SIOUX FALLS, S.D. (AP) — Idaho education official Michael Rush will replace outgoing South Dakota Board of Regents Executive Director and CEO Jack Warner, the board announced Monday.
Rush will assume the South Dakota role on June 29. He has served since 2007 as the executive director of the Idaho State Board of Education, where his duties also included working as Idaho's higher education executive.
The regents oversee South Dakota's six public universities and two special schools.
"It would have to be a pretty special opportunity to draw me away, and these folks are incredible," Rush told The Associated Press.
South Dakota Board of Regents President Randy Schaefer said in a press release that Rush has committed his working life to education.

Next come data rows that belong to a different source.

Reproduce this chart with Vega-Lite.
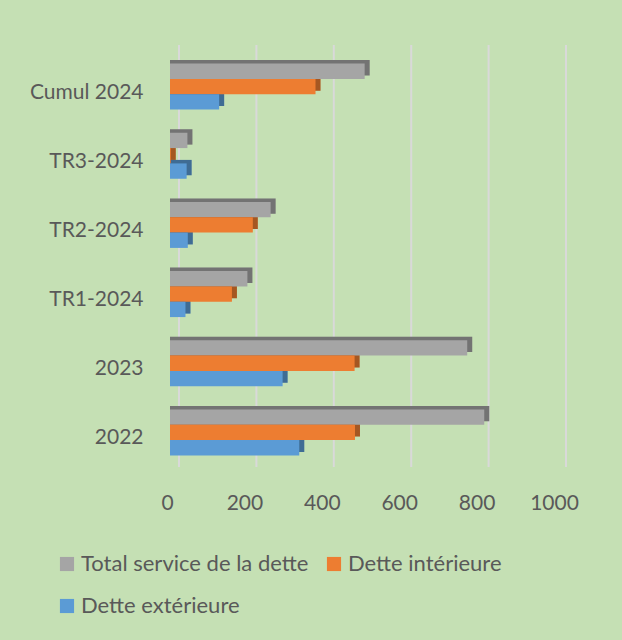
{
  "$schema": "https://vega.github.io/schema/vega-lite/v6.json",
  "width": 387,
  "height": 415,
  "autosize": {"type": "none"},
  "padding": {"left": 170, "top": 52, "right": 65, "bottom": 173},
  "background": "#C5E0B4",
  "config": {
    "view": {"stroke": null},
    "font": "Lato",
    "axisX": {"title": null, "domain": false, "ticks": false, "grid": false, "labelFontSize": 21, "labelColor": "#595959", "labelPadding": 25, "labelOffset": -3, "labelFont": "Lato", "labelFlush": false, "format": "d"},
    "axisY": {"title": null, "domain": false, "ticks": false, "grid": false, "labelFontSize": 21, "labelColor": "#595959", "labelPadding": 27, "labelOffset": 6, "labelFont": "Lato"},
    "legend": {"orient": "none", "direction": "horizontal", "legendX": -114, "legendY": 501, "columns": 2, "title": null, "symbolType": "square", "symbolSize": 200, "symbolStrokeWidth": 0, "labelFontSize": 22, "labelColor": "#595959", "labelFont": "Lato", "columnPadding": 14, "rowPadding": 20, "labelOffset": 3, "labelLimit": 400}
  },
  "datasets": {
    "bars": [
      {"cat": "Cumul 2024", "series": "Total service de la dette", "value": 503},
      {"cat": "Cumul 2024", "series": "Dette intérieure", "value": 376},
      {"cat": "Cumul 2024", "series": "Dette extérieure", "value": 127},
      {"cat": "TR3-2024", "series": "Total service de la dette", "value": 45},
      {"cat": "TR3-2024", "series": "Dette intérieure", "value": 2},
      {"cat": "TR3-2024", "series": "Dette extérieure", "value": 43},
      {"cat": "TR2-2024", "series": "Total service de la dette", "value": 260},
      {"cat": "TR2-2024", "series": "Dette intérieure", "value": 214},
      {"cat": "TR2-2024", "series": "Dette extérieure", "value": 46},
      {"cat": "TR1-2024", "series": "Total service de la dette", "value": 200},
      {"cat": "TR1-2024", "series": "Dette intérieure", "value": 160},
      {"cat": "TR1-2024", "series": "Dette extérieure", "value": 40},
      {"cat": "2023", "series": "Total service de la dette", "value": 768},
      {"cat": "2023", "series": "Dette intérieure", "value": 477},
      {"cat": "2023", "series": "Dette extérieure", "value": 291},
      {"cat": "2022", "series": "Total service de la dette", "value": 812},
      {"cat": "2022", "series": "Dette intérieure", "value": 478},
      {"cat": "2022", "series": "Dette extérieure", "value": 334}
    ],
    "grid": [{"v": 0}, {"v": 200}, {"v": 400}, {"v": 600}, {"v": 800}, {"v": 1000}]
  },
  "layer": [
    {
      "data": {"name": "grid"},
      "mark": {"type": "rule", "color": "#D9D9D9", "strokeWidth": 2, "xOffset": 9, "yOffset": -7},
      "encoding": {
        "x": {"field": "v", "type": "quantitative", "scale": {"domain": [0, 1000]}, "axis": {"values": [0, 200, 400, 600, 800, 1000]}}
      }
    },
    {
      "layer": [
        {
          "mark": {"type": "bar", "xOffset": 5},
          "encoding": {
            "color": {"field": "series", "type": "nominal", "sort": ["Total service de la dette", "Dette intérieure", "Dette extérieure"], "scale": {"domain": ["Total service de la dette", "Dette intérieure", "Dette extérieure"], "range": ["#A5A5A5", "#ED7D31", "#5B9BD5"]}}
          }
        },
        {
          "mark": {"type": "bar", "xOffset": 5, "color": "#000000", "opacity": 0.3},
          "encoding": {}
        }
      ],
      "data": {"name": "bars"},
      "encoding": {
        "y": {"field": "cat", "type": "nominal", "sort": ["Cumul 2024", "TR3-2024", "TR2-2024", "TR1-2024", "2023", "2022"], "scale": {"paddingInner": 0.335, "paddingOuter": 0.1675}},
        "yOffset": {"field": "series", "type": "nominal", "sort": ["Total service de la dette", "Dette intérieure", "Dette extérieure"], "scale": {"domain": ["Total service de la dette", "Dette intérieure", "Dette extérieure"], "paddingInner": 0, "paddingOuter": 0, "range": [-3.5, 42.5]}},
        "x": {"field": "value", "type": "quantitative"},
        "x2": {"datum": 0}
      }
    },
    {
      "data": {"name": "bars"},
      "mark": {"type": "bar"},
      "encoding": {
        "y": {"field": "cat", "type": "nominal", "sort": ["Cumul 2024", "TR3-2024", "TR2-2024", "TR1-2024", "2023", "2022"], "scale": {"paddingInner": 0.335, "paddingOuter": 0.1675}},
        "yOffset": {"field": "series", "type": "nominal", "sort": ["Total service de la dette", "Dette intérieure", "Dette extérieure"], "scale": {"domain": ["Total service de la dette", "Dette intérieure", "Dette extérieure"], "paddingInner": 0, "paddingOuter": 0}},
        "x": {"field": "value", "type": "quantitative", "scale": {"domain": [0, 1000]}},
        "x2": {"datum": 0},
        "color": {"field": "series", "type": "nominal", "sort": ["Total service de la dette", "Dette intérieure", "Dette extérieure"], "scale": {"domain": ["Total service de la dette", "Dette intérieure", "Dette extérieure"], "range": ["#A5A5A5", "#ED7D31", "#5B9BD5"]}, "legend": {"values": ["Total service de la dette", "Dette intérieure", "Dette extérieure"]}}
      }
    }
  ],
  "resolve": {"scale": {"yOffset": "independent"}}
}
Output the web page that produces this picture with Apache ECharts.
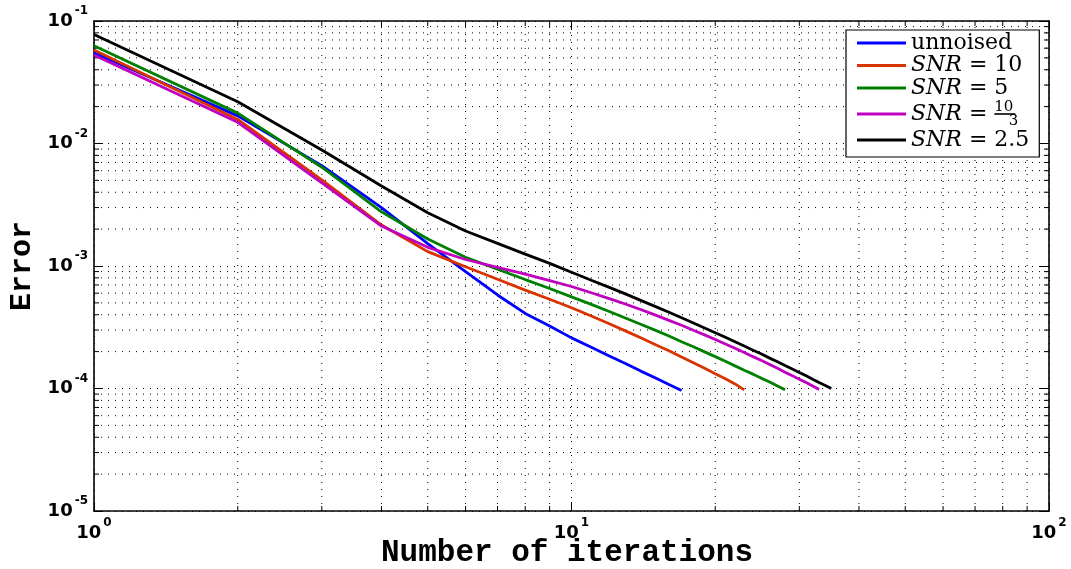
<!DOCTYPE html>
<html>
<head>
<meta charset="utf-8">
<script src="https://cdn.jsdelivr.net/npm/echarts@6/dist/echarts.min.js"></script>
<style>
html,body{margin:0;padding:0;background:#fff;}
#chart{width:1071px;height:569px;}
</style>
</head>
<body>
<div id="chart"></div>
<script>
// ---- data (error vs. iteration number, starting at iteration 1) ----
const seriesNames = ['unnoised', 'SNR = 10', 'SNR = 5', 'SNR = 10/3', 'SNR = 2.5'];
const errUnnoised = [0.0551, 0.0168, 0.0066, 0.0030, 0.00152, 0.00090, 0.00058, 0.00041, 0.000324, 0.000259,
  0.000217, 0.000184, 0.000159, 0.000138, 0.000122, 0.000108, 0.0000965];
const errSnr10 = [0.058, 0.0157, 0.00504, 0.00216, 0.00131, 0.000987, 0.00078, 0.000635, 0.000535, 0.000456,
  0.000391, 0.000338, 0.000294, 0.000258, 0.000228, 0.000203, 0.000181, 0.000162, 0.000146, 0.000132,
  0.00012, 0.000109, 0.0000975];
const errSnr5 = [0.0628, 0.0177, 0.0064, 0.00277, 0.00166, 0.00118, 0.00094, 0.000775, 0.000655, 0.00056,
  0.000486, 0.000425, 0.000375, 0.000333, 0.000298, 0.000268, 0.000241, 0.000219, 0.000199, 0.000182,
  0.000167, 0.000153, 0.000141, 0.000131, 0.000121, 0.000113, 0.000105, 0.0000978];
const errSnr10over3 = [0.0527, 0.0149, 0.00477, 0.00212, 0.00142, 0.00113, 0.000975, 0.00086, 0.00076, 0.00068,
  0.000605, 0.000542, 0.000487, 0.000439, 0.000397, 0.00036, 0.000328, 0.000299, 0.000274, 0.000251,
  0.000231, 0.000213, 0.000197, 0.000182, 0.000169, 0.000157, 0.000146, 0.000136, 0.000127, 0.000119,
  0.000112, 0.000105, 0.0000982];
const errSnr2p5 = [0.0775, 0.0219, 0.00885, 0.0045, 0.00272, 0.00193, 0.00153, 0.00125, 0.00105, 0.00089,
  0.000766, 0.000669, 0.000589, 0.000522, 0.000466, 0.000419, 0.000378, 0.000343, 0.000312, 0.000285,
  0.000262, 0.000241, 0.000222, 0.000205, 0.000191, 0.000177, 0.000165, 0.000154, 0.000144, 0.000135,
  0.000127, 0.000119, 0.000112, 0.000106, 0.0001];
const xRange = [1, 100];
const yRange = [1e-5, 1e-1];
const xDecades = [1, 10];                       // decade starts on the x axis
const yDecades = [1e-5, 1e-4, 1e-3, 1e-2];      // decade starts on the y axis
const minorMult = [2, 3, 4, 5, 6, 7, 8, 9];     // minor ticks inside each decade
const xTitle = 'Number of iterations';
const yTitle = 'Error';

// ---- styling ----
const colors = ['#0000ff', '#d93300', '#008000', '#bf00bf', '#000000'];
const allErr = [errUnnoised, errSnr10, errSnr5, errSnr10over3, errSnr2p5];
const toPairs = arr => arr.map((v, i) => [i + 1, v]);
const minorX = [];
xDecades.forEach(d => minorMult.forEach(m => minorX.push(+(d * m).toPrecision(6))));
const minorY = [];
yDecades.forEach(d => minorMult.forEach(m => minorY.push(+(d * m).toPrecision(6))));

const tickRich = {
  b: { fontFamily: 'DejaVu Sans', fontWeight: 'bold', fontSize: 18, color: '#000' },
  e: { fontFamily: 'DejaVu Sans', fontWeight: 'bold', fontSize: 12, color: '#000', padding: [0, 0, 20, 2] }
};
const expFmt = v => {
  const p = Math.round(Math.log10(v));
  return '{b|10}{e|' + (p < 0 ? '-' + (-p) : p) + '}';
};
const gridDot = { type: [1, 6], color: '#000', width: 1 };
const DOT = [1, 6];
const MINOR_LEN = 5;

function logAxis(range, pos, main) {
  return {
    type: 'log', logBase: 10, min: range[0], max: range[1], interval: 1, position: pos,
    axisLine: { show: true, onZero: false, lineStyle: { color: '#000', width: 1.6 } },
    axisTick: { show: true, inside: true, length: 9, lineStyle: { color: '#000', width: 1 } },
    minorTick: { show: false },
    axisLabel: main ? { show: true, formatter: expFmt, rich: tickRich, margin: 6 } : { show: false },
    splitLine: { show: main, lineStyle: gridDot },
    minorSplitLine: { show: false }
  };
}

const legendRich = {
  t: { fontFamily: 'DejaVu Serif', fontSize: 22, color: '#000', lineHeight: 20 },
  i: { fontFamily: 'DejaVu Serif', fontStyle: 'italic', fontSize: 22, color: '#000', lineHeight: 20 },
  strut: { lineHeight: 29, width: 0.01 },
  n: { fontFamily: 'DejaVu Serif', fontSize: 15, color: '#000', width: 0.01, align: 'left', verticalAlign: 'top', lineHeight: 16 },
  d: { fontFamily: 'DejaVu Serif', fontSize: 15, color: '#000', width: 0.01, align: 'left', verticalAlign: 'bottom', lineHeight: 16 },
  bar: { width: 21, height: 1.6, backgroundColor: '#000', verticalAlign: 'middle', lineHeight: 2 }
};
function legendFmt(name) {
  if (name === 'unnoised') return '{t|unnoised}';
  const val = name.replace('SNR = ', '');
  if (val.indexOf('/') >= 0) {
    const parts = val.split('/');
    return '{i|SNR}{t| = }{strut|}{n|' + parts[0] + '}{d|   ' + parts[1] + '}{bar|}';
  }
  return '{i|SNR}{t| = ' + val + '}';
}

// minor grid lines + inward minor ticks on both sides, placed through the axes' own scales
function minorRender(dir) {
  return function (params, api) {
    const v = api.value(dir === 'x' ? 0 : 1);
    let a, b;
    if (dir === 'x') { a = api.coord([v, yRange[0]]); b = api.coord([v, yRange[1]]); }
    else { a = api.coord([xRange[0], v]); b = api.coord([xRange[1], v]); }
    const ux = dir === 'x' ? 0 : MINOR_LEN, uy = dir === 'x' ? MINOR_LEN : 0;
    return {
      type: 'group', silent: true,
      children: [
        { type: 'line', shape: { x1: a[0], y1: a[1], x2: b[0], y2: b[1] },
          style: { stroke: '#000', lineWidth: 1, lineDash: DOT } },
        { type: 'line', shape: { x1: a[0], y1: a[1], x2: a[0] + ux, y2: a[1] - uy },
          style: { stroke: '#000', lineWidth: 1 } },
        { type: 'line', shape: { x1: b[0], y1: b[1], x2: b[0] - ux, y2: b[1] + uy },
          style: { stroke: '#000', lineWidth: 1 } }
      ]
    };
  };
}

const chart = echarts.init(document.getElementById('chart'), null, { renderer: 'canvas' });
const xMain = logAxis(xRange, 'bottom', true);
xMain.name = xTitle;
xMain.nameLocation = 'middle';
xMain.nameGap = 27;
xMain.nameMoveOverlap = false;
xMain.nameTextStyle = { fontFamily: 'Liberation Mono', fontWeight: 'bold', fontSize: 31, color: '#000', padding: [0, 9, 0, 0] };
const yMain = logAxis(yRange, 'left', true);
yMain.name = yTitle;
yMain.nameLocation = 'middle';
yMain.nameGap = 57;
yMain.nameMoveOverlap = false;
yMain.nameTextStyle = { fontFamily: 'Liberation Mono', fontWeight: 'bold', fontSize: 30, color: '#000' };

const lineSeries = allErr.map((arr, k) => ({
  name: seriesNames[k], type: 'line', xAxisIndex: 0, yAxisIndex: 0,
  data: toPairs(arr), showSymbol: false, symbol: 'none',
  lineStyle: { color: colors[k], width: 2.8 }, itemStyle: { color: colors[k] },
  z: 3 + k
}));

chart.setOption({
  backgroundColor: '#ffffff',
  animation: false,
  grid: { left: 94, right: 22, top: 21, bottom: 58, containLabel: false, outerBoundsMode: 'none' },
  legend: {
    orient: 'vertical', left: 846, top: 30,
    padding: [2, 10, 6, 11],
    itemGap: 0.5, itemWidth: 49, itemHeight: 3, icon: 'rect',
    backgroundColor: '#fff', borderColor: '#000', borderWidth: 1.2, borderRadius: 0,
    formatter: legendFmt,
    textStyle: { rich: legendRich, fontFamily: 'DejaVu Serif', fontSize: 22, color: '#000' },
    data: seriesNames
  },
  xAxis: [xMain, logAxis(xRange, 'top', false)],
  yAxis: [yMain, logAxis(yRange, 'right', false)],
  series: [
    { type: 'custom', name: 'minorX', coordinateSystem: 'cartesian2d', xAxisIndex: 0, yAxisIndex: 0,
      data: minorX.map(v => [v, yRange[0]]), renderItem: minorRender('x'), silent: true, z: 1, clip: false },
    { type: 'custom', name: 'minorY', coordinateSystem: 'cartesian2d', xAxisIndex: 0, yAxisIndex: 0,
      data: minorY.map(v => [xRange[0], v]), renderItem: minorRender('y'), silent: true, z: 1, clip: false }
  ].concat(lineSeries)
});
</script>
</body>
</html>
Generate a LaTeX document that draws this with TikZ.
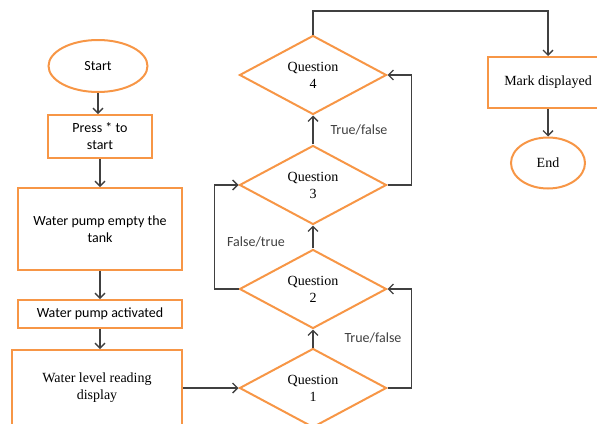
\documentclass[tikz,border=0pt]{standalone}
\usepackage{fontspec}
\setmainfont{Liberation Serif}
\newfontfamily\calibri{Carlito}
\usetikzlibrary{shapes.geometric}
\usetikzlibrary{arrows.meta}

\definecolor{flowOrange}{RGB}{247,150,70}
\definecolor{flowGray}{RGB}{64,64,64}

\tikzset{
 startstop/.style={ellipse, draw=flowOrange, line width=2pt, inner sep=0pt, font=\fontsize{14}{17}\selectfont},
 process/.style={rectangle, draw=flowOrange, line width=2pt, inner sep=0pt, align=center, font=\calibri\fontsize{14}{17}\selectfont},
 decision/.style={diamond, draw=flowOrange, line width=2pt, aspect=2, inner sep=0pt, align=center, minimum width=147pt, minimum height=79pt, font=\fontsize{14}{17}\selectfont},
 flow/.style={draw=flowGray, line width=1.3pt, -{Straight Barb[length=5pt,width=10pt]}},
 branch/.style={font=\calibri\fontsize{14}{17}\selectfont, text=flowGray},
}

\begin{document}
\begin{tikzpicture}[x=1pt,y=-1pt]
\useasboundingbox (0,0) rectangle (597,423);
\clip (0,0) rectangle (597,423);
% left column
\node[startstop, minimum width=99pt, minimum height=52pt, font=\calibri\fontsize{14}{17}\selectfont] (start) at (98,66) {Start};
\node[process, minimum width=104pt, minimum height=43pt] (press) at (100,136.5) {Press * to\\start};
\node[process, minimum width=164pt, minimum height=82pt] (empty) at (100,229) {Water pump empty the\\tank};
\node[process, minimum width=164pt, minimum height=28pt] (pump) at (100,314) {Water pump activated};
\node[process, minimum width=170pt, minimum height=76pt, font=\fontsize{14}{17}\selectfont] (level) at (97,388) {Water level reading\\display};
% questions
\node[decision] (q1) at (313,388) {Question\\1};
\node[decision] (q2) at (313,289) {Question\\2};
\node[decision] (q3) at (313,185) {Question\\3};
\node[decision] (q4) at (313,75) {Question\\4};
% right column
\node[process, minimum width=120pt, minimum height=51pt, font=\fontsize{14}{17}\selectfont] (mark) at (548,82.5) {Mark displayed};
\node[startstop, minimum width=74pt, minimum height=51pt] (end) at (548,163) {End};
\coordinate (top) at (313,11);

\draw[flow] (start.south) -- (start.south |- press.north);
\draw[flow] (press) -- (empty);
\draw[flow] (empty) -- (pump);
\draw[flow] (pump.south) -- (pump.south |- level.north);
\draw[flow] (level) -- (q1);
\draw[flow] (q1) -- (q2);
\draw[flow] (q2) -- (q3);
\draw[flow] (q3) -- (q4);
\draw[flow] (q1.east) -- ++(24,0) |- (q2.east);
\draw[flow] (q2.west) -- ++(-24,0) |- (q3.west);
\draw[flow] (q3.east) -- ++(24,0) |- (q4.east);
\draw[flow] (q4.north) -- (top) -| (mark.north);
\draw[flow] (mark) -- (end);

\node[branch] (tfa) at (373,338) {True/false};
\node[branch] (ft) at (256,242) {False/true};
\node[branch] (tfb) at (359,130) {True/false};
\end{tikzpicture}
\end{document}
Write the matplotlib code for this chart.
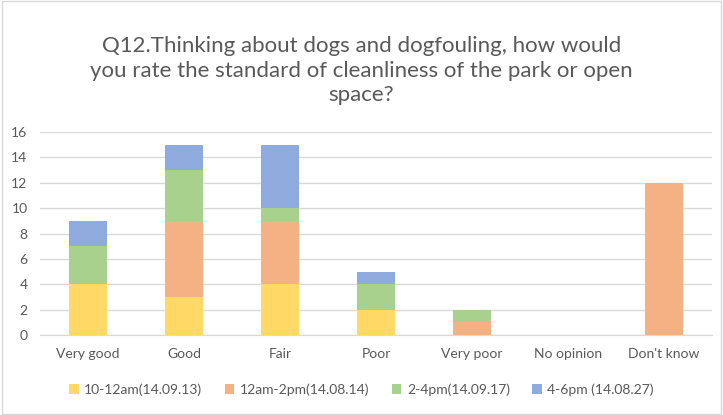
import matplotlib.pyplot as plt
import numpy as np

plt.rcParams['font.family'] = ['Lato', 'DejaVu Sans']

categories = ['Very good', 'Good', 'Fair', 'Poor', 'Very poor', 'No opinion', "Don't know"]
series_names = ['10-12am(14.09.13)', '12am-2pm(14.08.14)', '2-4pm(14.09.17)', '4-6pm (14.08.27)']
s1 = [4, 3, 4, 2, 0, 0, 0]
s2 = [0, 6, 5, 0, 1, 0, 12]
s3 = [3, 4, 1, 2, 1, 0, 0]
s4 = [2, 2, 5, 1, 0, 0, 0]
colors = ['#FFD966', '#F4B183', '#A9D18E', '#8FAADC']

fig = plt.figure(figsize=(7.23, 4.15), dpi=100)
ax = fig.add_axes([40 / 723, 80 / 415, 672 / 723, 203 / 415])

x = np.arange(len(categories))
bottom = np.zeros(len(categories))
for vals, name, c in zip([s1, s2, s3, s4], series_names, colors):
    ax.bar(x, vals, 0.4, bottom=bottom, color=c, label=name, zorder=3)
    bottom += np.array(vals)

ax.set_xlim(-0.5, len(categories) - 0.5)
ax.set_ylim(0, 16)
ax.set_yticks(range(0, 17, 2))
ax.set_xticks(x)
ax.set_xticklabels(categories)
ax.grid(axis='y', color='#D9D9D9', linewidth=1, zorder=0)
for s in ['top', 'right', 'left']:
    ax.spines[s].set_visible(False)
ax.spines['bottom'].set_color('#D9D9D9')
ax.tick_params(length=0, labelsize=10, colors='#595959', pad=9)

fig.text(0.5, 0.83,
         'Q12.Thinking about dogs and dogfouling, how would\n'
         'you rate the standard of cleanliness of the park or open\nspace?',
         ha='center', va='center', fontsize=16, color='#595959', linespacing=1.3)

fig.legend(loc='center', bbox_to_anchor=(0.5, 0.062), ncol=4, frameon=False,
           fontsize=10, handlelength=0.7, handleheight=0.7, columnspacing=1.6,
           handletextpad=0.4, labelcolor='#595959')

fig.patches.append(plt.Rectangle((0.003, 0.003), 0.994, 0.994, transform=fig.transFigure,
                                 fill=False, edgecolor='#D9D9D9', linewidth=1))

fig.savefig('out.png', dpi=100)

"His broad experience and strong advocacy for both higher education and K-12 education made him a perfect fit for South Dakota and the Board of Regents' strategic priorities," Schaefer said.
Emma Atchley, president of the Idaho State Board of Education, said in a release that Rush has been an education leader in the state for almost 30 years.
Rush wants to enroll and graduate more students and to enhance research and economic development opportunities in South Dakota. He said it's clear the economic vitality of a region depends on the education level of its citizens.
"Education is one of the few government tools that we have at our disposal to truly impact economic development and to allow individuals to really participate in the economic fabric of our society," Rush said.
Rush is on the executive committee of the State Higher Education Executive Officers Association and serves as the chairman of the Western Interstate Commission for Higher Education.
Rush lives in Boise, Idaho, with his wife. Warner is retiring to Rhode Island, where he lived before coming to South Dakota, after six years with the board.